Так много не успел. Хотя, сейчас неважно. Он вроде бы свободен, теперь уже не только от частностей прожитого и непрожитого – а боль, досада, стыд теперь уже имеют иные поводы.
Мир за окном не обращает на него внимания и этого его прощания с ним он не заметил. Что же, так честней и чище… Он-Лехтман, сейчас вдруг
Все это оставить миру? Вот так вот, на птичьих правах, пусть мир и не спрашивал, кажется. С этим жить? Безусловно. Бесследно кануть? А как же. Вне примирения, смирения, покоя и
Прокофьев все-таки не заснул (старческое, наверное уже, пусть вроде бы рановато). Устал лежать, ворочаться, а пить таблетки нет уже смысла, потому как рассвет. Он оделся, решил сползти вниз, посидеть во дворике. Днем поспит полчаса и будет свеженьким, тем более что сегодня ему никуда не надо, просто такая привычка расстраиваться из-за бессонницы. В коридоре, у двери Лехтмана вроде бы запах? Нет, показалось просто. Запах газа! Прокофьев пытается выбить дверь. Лехтман всегда говорил, что его входная стоит лишь приличия ради, но Прокофьев не может ее сломать. Она трещит, еще немного кажется, но никак! После болезни силы еще не те. Он не взял с собой мобильник. Прокофьев таранит плечом с разбега, еще и еще, мутится, темнеет в глазах. Он не верит в реальность происходящего. Звонит, барабанит к соседям, ну же! Ну! Никого. Ни движения, ни звука. Господи! Наконец открылась «тридцать седьмая». Там монументальная гречанка. Поняла все с ходу. Пока они с ней ломали, по сотовому набрала службу спасения.

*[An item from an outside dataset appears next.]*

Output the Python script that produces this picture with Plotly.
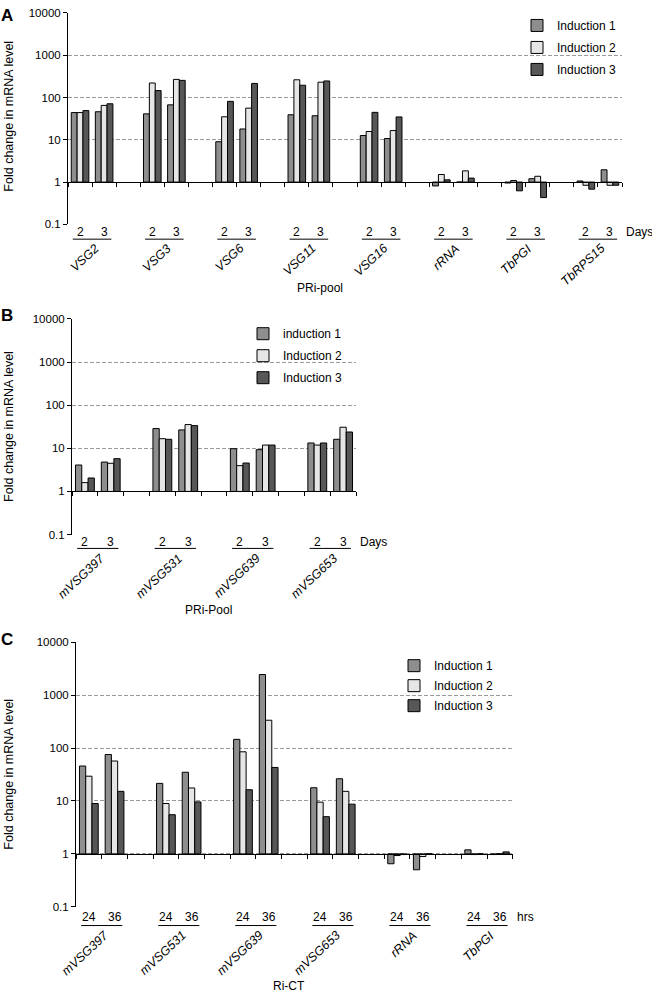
import plotly.graph_objects as go

W, H = 652, 1000
FONT = "Liberation Sans, Arial, sans-serif"

# ---------------- data ----------------
# Panel A (PRi-pool), values per gene for day 2 and day 3
a_genes = ["VSG2", "VSG3", "VSG6", "VSG11", "VSG16", "rRNA", "TbPGI", "TbRPS15"]
a_times = ["2", "3"]
a_ind1 = [44, 46, 41, 67, 9, 18, 39, 37, 12.6, 10.7, 0.81, 1.0, 0.95, 1.2, 1.06, 1.95]
a_ind2 = [44, 65, 220, 268, 35, 56, 262, 230, 15.7, 16.5, 1.51, 1.84, 1.09, 1.37, 0.84, 0.84]
a_ind3 = [49, 71, 146, 254, 81, 215, 195, 246, 44.5, 34.7, 1.13, 1.24, 0.62, 0.43, 0.68, 0.84]

# Panel B (PRi-Pool)
b_genes = ["mVSG397", "mVSG531", "mVSG639", "mVSG653"]
b_times = ["2", "3"]
b_ind1 = [4.1, 4.8, 28.7, 26.7, 9.8, 9.3, 13.3, 16.2]
b_ind2 = [1.6, 4.5, 16.7, 35.5, 3.96, 11.9, 11.9, 30.8]
b_ind3 = [2.05, 5.75, 16.2, 33.6, 4.56, 11.9, 13.3, 23.9]

# Panel C (Ri-CT), values per gene for 24 h and 36 h
c_genes = ["mVSG397", "mVSG531", "mVSG639", "mVSG653", "rRNA", "TbPGI"]
c_times = ["24", "36"]
c_ind1 = [45.8, 75.5, 21.5, 34.9, 146, 2455, 17.8, 26.3, 0.65, 0.5, 1.19, 0.97]
c_ind2 = [29.4, 56.9, 8.95, 17.6, 85, 336, 9.5, 15.2, 0.93, 0.89, 0.97, 1.0]
c_ind3 = [8.95, 15.2, 5.5, 9.6, 16.3, 43, 5.05, 8.7, 0.97, 1.0, 1.0, 1.09]

y_tickvals = [0.1, 1, 10, 100, 1000, 10000]
y_ticktext = ["0.1", "1", "10", "100", "1000", "10000"]

# ---------------- styling / layout positions (pixels) ----------------
colors = ["#8e8e8e", "#e6e6e6", "#575757"]

panels = [
    dict(letter="A", genes=a_genes, times=a_times, vals=[a_ind1, a_ind2, a_ind3],
         names=["Induction 1", "Induction 2", "Induction 3"],
         x0=68, x1=622, ytop=7, ybot=221, unit="Days", title="PRi-pool", title_x=320,
         title_y=285, num_dy=8, line_dy=15, legend_x=557, legend_top=5, legend_gap=3,
         letter_y=10, ytitle_y=112),
    dict(letter="B", genes=b_genes, times=b_times, vals=[b_ind1, b_ind2, b_ind3],
         names=["induction 1", "Induction 2", "Induction 3"],
         x0=72, x1=356, ytop=316.7, ybot=535, unit="Days", title="PRi-Pool", title_x=208,
         title_y=611, num_dy=8, line_dy=14, legend_x=283, legend_top=317, legend_gap=3,
         letter_y=313, ytitle_y=426),
    dict(letter="C", genes=c_genes, times=c_times, vals=[c_ind1, c_ind2, c_ind3],
         names=["Induction 1", "Induction 2", "Induction 3"],
         x0=76, x1=512.7, ytop=644, ybot=911.7, unit="hrs", title="Ri-CT", title_x=289,
         title_y=992, num_dy=10, line_dy=19, legend_x=434, legend_top=653, legend_gap=1,
         letter_y=641, ytitle_y=778),
]


def px(x):
    return x / W


def py(y):
    return 1 - y / H


fig = go.Figure()
annotations = []
shapes = []
layout = {}


def note(text, x, y, xref="paper", xanchor="center", yanchor="middle", size=12, angle=0):
    annotations.append(dict(text=text, x=x, y=y, xref=xref, yref="paper", xanchor=xanchor,
                            yanchor=yanchor, textangle=angle, showarrow=False,
                            font=dict(size=size), borderpad=0))


for i, p in enumerate(panels):
    k = "" if i == 0 else str(i + 1)
    xa, ya = "x" + k, "y" + k
    leg = "legend" + k
    ng = len(p["genes"])
    nt = len(p["times"])
    ncat = ng * (nt + 1) - 1
    xs = [g * (nt + 1) + t for g in range(ng) for t in range(nt)]

    for s in range(3):
        vals = p["vals"][s]
        fig.add_trace(go.Bar(
            x=xs, y=[v - 1 for v in vals], base=1,
            customdata=vals, hovertemplate="%{customdata}<extra></extra>",
            name=p["names"][s], legend=leg, legendgroup=f"{i}-{s}",
            marker=dict(color=colors[s], line=dict(color="black", width=1)),
            xaxis=xa, yaxis=ya,
        ))

    d0, d1 = py(p["ybot"]), py(p["ytop"])
    one_pos = d0 + (d1 - d0) * 0.2  # position of value 1 on log range [-1, 4]
    layout["xaxis" + k] = dict(
        domain=[px(p["x0"]), px(p["x1"])], range=[-0.5, ncat - 0.5],
        anchor="free", position=one_pos, showline=True, linecolor="black", linewidth=1,
        ticks="outside", ticklen=4, tickcolor="black", tickwidth=1,
        tickvals=[j - 0.5 for j in range(ncat + 1)], showticklabels=False,
        showgrid=False, zeroline=False, fixedrange=True,
    )
    layout["yaxis" + k] = dict(
        type="log", range=[-1, 4], domain=[d0, d1], anchor=xa,
        showline=True, linecolor="black", linewidth=1,
        ticks="outside", ticklen=4, tickcolor="black", tickwidth=1,
        tickvals=y_tickvals, ticktext=y_ticktext, tickfont=dict(size=11.5, color="black"),
        showgrid=True, gridcolor="#9a9a9a", griddash="4px,2px", gridwidth=1,
        zeroline=False, fixedrange=True,
    )
    layout[leg] = dict(
        x=px(p["legend_x"] - 40), y=py(p["legend_top"]), xanchor="left", yanchor="top",
        bgcolor="rgba(0,0,0,0)", font=dict(size=12, family=FONT, color="black"),
        tracegroupgap=p["legend_gap"], itemclick=False, itemdoubleclick=False,
    )

    ynum = py(p["ybot"] + p["num_dy"])
    yline = py(p["ybot"] + p["line_dy"])
    for g, gene in enumerate(p["genes"]):
        base = g * (nt + 1)
        for t, tl in enumerate(p["times"]):
            note(tl, base + t, ynum, xref=xa)
        shapes.append(dict(type="line", xref=xa, yref="paper", x0=base - 0.3, x1=base + nt - 0.7,
                           y0=yline, y1=yline, line=dict(color="black", width=1)))
        note(f"<i>{gene}</i>", base + 0.95, py(p["ybot"] + p["line_dy"] + 1), xref=xa,
             xanchor="right", yanchor="top", angle=-43, size=12.5)
    note(p["unit"], px(p["x1"] + 3), ynum, xanchor="left")
    note(p["title"], px(p["title_x"]), py(p["title_y"]))
    note(f"<b>{p['letter']}</b>", px(7), py(p["letter_y"]), size=17)
    note("Fold change in mRNA level", px(9), py(p["ytitle_y"]), size=12.5, angle=-90)

fig.update_layout(
    width=W, height=H, margin=dict(l=0, r=0, t=0, b=0),
    paper_bgcolor="white", plot_bgcolor="white",
    font=dict(family=FONT, color="black", size=12),
    barmode="group", bargap=0.27, bargroupgap=0,
    annotations=annotations, shapes=shapes, **layout,
)

fig.write_html("out.html", config={"displayModeBar": False},
               post_script="document.body.style.margin='0';document.body.style.padding='0';")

Лехтман был на кухне. В низком кресле, впритык к открытой духовке. Вытащили в коридор. Делали искусственное дыхание, хлестали по щекам, просто трясли, наконец – все впустую.
Когда Лехтмана в кислородной маске, с капельницей положили в машину, доктор сказал, что все-таки успели. Прокофьев заплакал.